4 drops aren't too risky from sideboard and don't necessarily mean a requirement to increase the land count. Path to Exile happens and it cheats mana requirements a bit.
Swords are generally slow, but it's basic theory of an aggro mirror. There's actually very few games where one player pulls far ahead (usually happens when one player floods out and the other sticks nicely at 2 lands and has the right mix of removal and efficient threats)...otherwise you're banging 3/3s into 2/3s into 2/2s and 3/4 or 4/4 and bolts are spent managing the field as things become a war of attrition. What sword does is improve the quality of every single threat you put onto the field in a grindy game, so when you're both playing off the top and are on 3 or 4 mana from paths, you draw a Nacatl that's actually able to do an impression of being a 5/5 for 3 mana, whereas your opponent just draws a 3/3 for 1 and leaves 2 mana unused.
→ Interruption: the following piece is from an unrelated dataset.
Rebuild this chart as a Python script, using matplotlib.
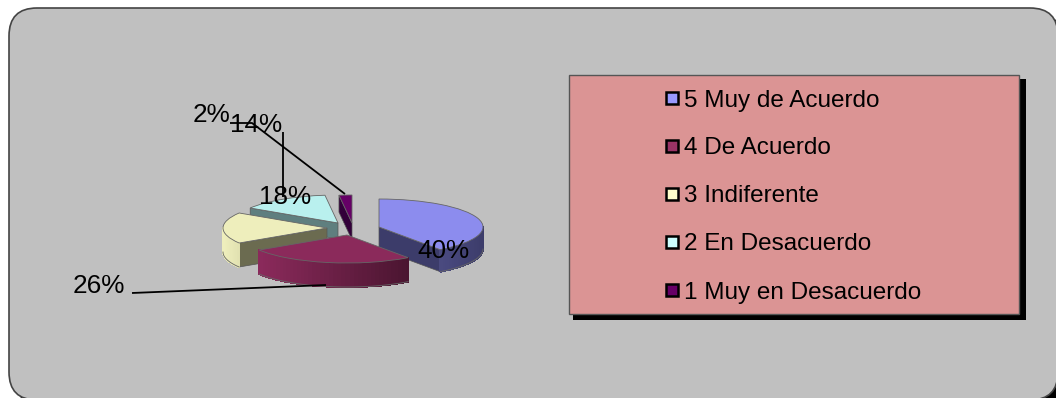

We can do much better than coin flip.
I'm a big fan of having some beef for the direct mirror (small zoo on small zoo). Obviously Rampager gets hardcast and Smiter fits the bill, but there's a few good options from the bench...
Ranger of Eos to go the grindy route (fetch up double Nacatl)
Elspeth to just go pure evasion or wall up
Thrun to wall up
Various swords...I personally like Light and Shadow since anything carrying it is too big to burn out so it's effectively red protection and WaP is usually bad against empty hands.
Just bring whichever you like having around for other matchups (Elspeth is awesome against Melira pod, less so Kiki due to Resto where sword shines more. Thrun obviously against blue decks.)
I also sideboard Scavenging Ooze since he can go legitimately big and the lifegain isn't irrelevant. He's not as effective a graveyard hate for the Living End matchup, but he's fine against pod and decks trying to cheat the gy a little i.e. Dredgevine or anything Reanimator.
I tend to cut some of my 1 drops...even Nacatl walls Kird Ape so you don't want the full 6 of that effect, especially with no Pridemage in your 75 to force through combat (I'd overvalue Rampager since we only get so many answers to guys bigger than bolt and walking into the 2 for 1 isn't a good call when he causes grief as a 4/4 after they path ramp us)
EDIT: I think Charm is really bad for the mirror. It doesn't present a repeatable threat and only saves our guys from bolt. Anything we care enough to save is usually because it's bigger than bolt (limited answers) and sadly charm doesn't stop path.
In amongst this as well, I think he undervalues Pridemage:
"While it doesn't lock the opponent out like a Meddling Mage or Gaddock Teeg, the deck doesn't need to shut someone down so much as buy a turn or two to attack and force through damage. My problem with most hate bears is that they're narrow and provide unimpressive clocks. Qasali Pridemage needs an artifact or enchantment to turn it on"
There's also the other side to Pridemage where it's turned on by attacking with any creature solo. I'm in the market for sending a Kird Ape to 3/4 into a 3/2 Kitchen Finks. Sounds a lot like buying that turn or two, just in the future and relieves some of the pressure to have and spend path or pillar right now.
Plus exalted plays really well with Ghor-Clan Rampager. Your opponent thinks they're getting you by letting you attack (planning to burn out your 1 attacker with exalted on stack) but they're really just turning on Rampager. The beautiful thing about zoo is these situations come up a lot, because against fair decks you can settle into a rhythm of having to make space for attacks and managing the swing back. It looks like a perfectly innocent play and sets a trap.